Explicamos: em nosso exemplo, houve uma primeira venda interna tributada, então a UF de origem recebeu valor de ICMS; permitir que o contribuinte onerado (ICMS é tributo indireto e não cumulativo) mantenha o crédito no mesmo valor do ICMS por ele indiretamente pago (art. 166, CTN) é a única forma de garantir que a UF de origem não receba tributo que, constitucionalmente, é devido apenas à UF de destino.
Na Prática: Ofensa à regra de tributação exclusiva para uf de destino e Medidas Possíveis
Diversas são as UFs que legislam e/ou autuam seus contribuintes compreendendo que, em operações com derivados de petróleo iniciadas em seus territórios, lhes é devido o valor do ICMS referente aos elos iniciais[5] que ocorreram em seu território, mesmo sabedores de que houve posterior operação interestadual.

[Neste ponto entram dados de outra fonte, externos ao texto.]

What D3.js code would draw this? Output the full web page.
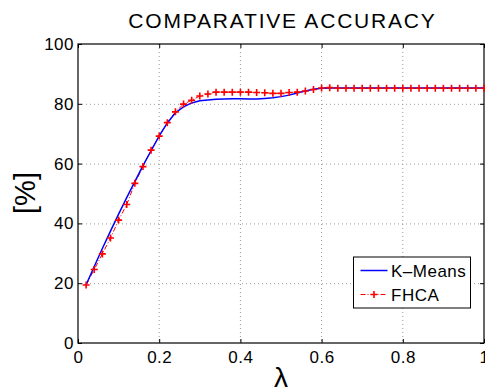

Entendemos que essas posturas não guardam compatibilidade com a Constituição da República.
Há casos, distintos daqueles aqui tratados, em que de fato ocorrem entradas tributadas e saídas não tributadas, situações nas quais uma UF pode permitir a manutenção dos créditos de ICMS pelo contribuinte. Nesses casos, porém, existe espaço constitucional a essa decisão e há efeito constitutivo de benefício fiscal, motivo pelo qual se impõe, para devido tratamento, que seja veiculado observando os preceitos da Lei de Responsabilidade Fiscal e o art. 150, §6º, CR/88.
Mas existem UFs que, em operações com as aqui estudadas, legislam permitindo expressamente a manutenção de créditos pelos remetentes de derivados em operações interestaduais ou que, após concessão de diferimento, não exigem a “quebra do diferimento” e o pagamento de ICMS quando da saída interestadual.
Entendemos que essas posturas são importantes em termos de segurança jurídica, mas são totalmente inócuas, pois refletem apenas as previsões constitucionais e não seria possível nenhuma outra ação legítima por parte das UFs de origem.
Por serem desprovidas de conteúdo senão meramente declaratório, entendemos que essa “permissão” pode ser veiculada por qualquer ato normativo / legislação (art. 96, CTN), sendo desnecessários lei formal (art. 150, §6º, CR/88) ou convênio autorizativo (art. 155, § 2.º, XII, g, CR/88 c/c Lei Complementar nº 24/75).
Acaso corretas nossas ponderações, resultaria a viabilidade de se evitar o estorno de créditos / quebra de diferimento junto a UFs de origem em operações interestaduais com derivados de petróleo e, no caso de ter havido esses recolhimentos, seria cogitável buscar-se a restituição dos valores recolhidos a maior nos últimos 5 (cinco) anos.